Dominique Lewis

Personal information
- Born: 28 October 1962 (age 63) Grenada
- Batting: Right-handed
- Bowling: Right-arm fast-medium

Domestic team information
- 1989: Windward Islands (West Indies)
- Source: CricketArchive, 6 August 2016

= Dominique Lewis =

Grenadian cricketer (born 1962)

Dominique Lewis (born 28 October 1962) is a former Grenadian cricketer who represented the Windward Islands in West Indian domestic cricket. He played as a right-arm fast bowler.

Lewis made only two senior appearances for the Windwards, both during the 1988–89 season. The first was a four-day Red Stripe Cup match against Trinidad and Tobago, played in late February 1989. Lewis took 1/68 in the first innings and 2/26 in the second, and claimed the wicket of West Indies international Phil Simmons in both innings.

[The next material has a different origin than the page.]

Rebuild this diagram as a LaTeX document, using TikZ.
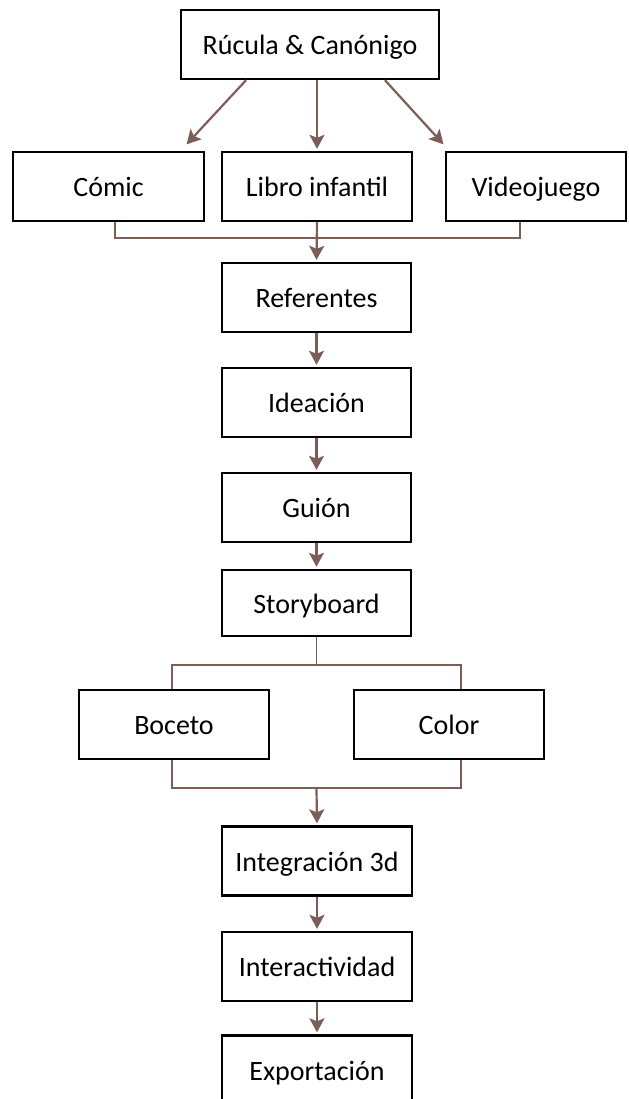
\documentclass[tikz,border=0pt]{standalone}
\usepackage{fontspec}
\setmainfont{Carlito}
\usepackage{tikz}
\usetikzlibrary{arrows.meta, calc}
\definecolor{figK}{RGB}{0,0,0}
\definecolor{figL}{RGB}{124,94,88}

\begin{document}
\begin{tikzpicture}[x=0.5pt, y=-0.5pt,
  stepbox/.style={draw=figK, line width=1.2pt, inner sep=0pt, minimum height=34.5pt,
    text height=11.5pt, text depth=1.5pt, font=\fontsize{14}{16}\selectfont},
  arr/.style={-{Stealth[length=7pt, width=7.5pt, inset=1.5pt]}, figL, line width=1.1pt, shorten >=1pt},
  link/.style={figL, line width=0.9pt}]
\clip (0,0) rectangle (628,1099);
% Top: project and its three outputs
\node[stepbox, minimum width=129pt] (top) at (310,44.5) {Rúcula \& Canónigo};
\node[stepbox, minimum width=95.5pt] (comic) at (108.5,186.5) {Cómic};
\node[stepbox, minimum width=95pt] (libro) at (317,186.5) {Libro infantil};
\node[stepbox, minimum width=90pt] (video) at (536,186.5) {Videojuego};
\draw[arr] ($(top.south)+(-64,0)$) -- ($(comic.north east)+(-20,-5)$);
\draw[arr] (top.south -| libro.north) -- (libro.north);
\draw[arr] ($(top.south)+(75,0)$) -- ($(video.north west)+(0,-5)$);
% Join into the vertical chain
\coordinate (joinA) at (115,238);
\coordinate (joinB) at (520,238);
\draw[link] (comic.south -| joinA) -- (joinA) -- (joinB) -- (video.south -| joinB);
\node[stepbox, minimum width=94.5pt] (ref) at (316.5,297.5) {Referentes};
\node[stepbox, minimum width=94.5pt] (idea) at (316.5,402.5) {Ideación};
\node[stepbox, minimum width=94.5pt] (guion) at (316.5,507.5) {Guión};
\node[stepbox, minimum width=94.5pt, minimum height=33pt] (story) at (316.5,603) {Storyboard};
\draw[arr] (libro.south) -- (ref.north);
\draw[arr] (ref) -- (idea);
\draw[arr] (idea) -- (guion);
\draw[arr] (guion) -- (story);
% Split into sketch and colour, then join again
\node[stepbox, minimum width=95pt] (boceto) at (174,724.5) {Boceto};
\node[stepbox, minimum width=95pt] (color) at (449,724.5) {Color};
\coordinate (splitL) at (172,665);
\coordinate (splitR) at (461,665);
\draw[link] (story.south) -- (story.south |- splitL);
\draw[link] (boceto.north -| splitL) -- (splitL) -- (splitR) -- (color.north -| splitR);
\coordinate (mergeL) at (172,788);
\coordinate (mergeR) at (461,788);
\draw[link] (boceto.south -| mergeL) -- (mergeL) -- (mergeR) -- (color.south -| mergeR);
% Bottom chain
\node[stepbox, minimum width=95pt] (integ) at (317,861) {Integración 3d};
\node[stepbox, minimum width=95pt] (inter) at (317,966.5) {Interactividad};
\node[stepbox, minimum width=95pt] (export) at (317,1070) {Exportación};
\draw[arr] (story.south |- mergeL) -- (integ.north);
\draw[arr] (integ) -- (inter);
\draw[arr] (inter) -- (export);
\end{tikzpicture}
\end{document}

His second appearance for the Windwards came early the following month, against Guyana in the final of the 1988–89 Geddes Grant Shield (a limited-overs competition). He took 1/26 from ten overs in Guyana's innings, helping to restrict Guyana to 154/9 from 50 overs. The Windward Islands went on to win the match by one wicket, with Lewis (10 not out) and opener Darwin Telemaque (44 not out) putting on a 17-run partnership for the tenth wicket.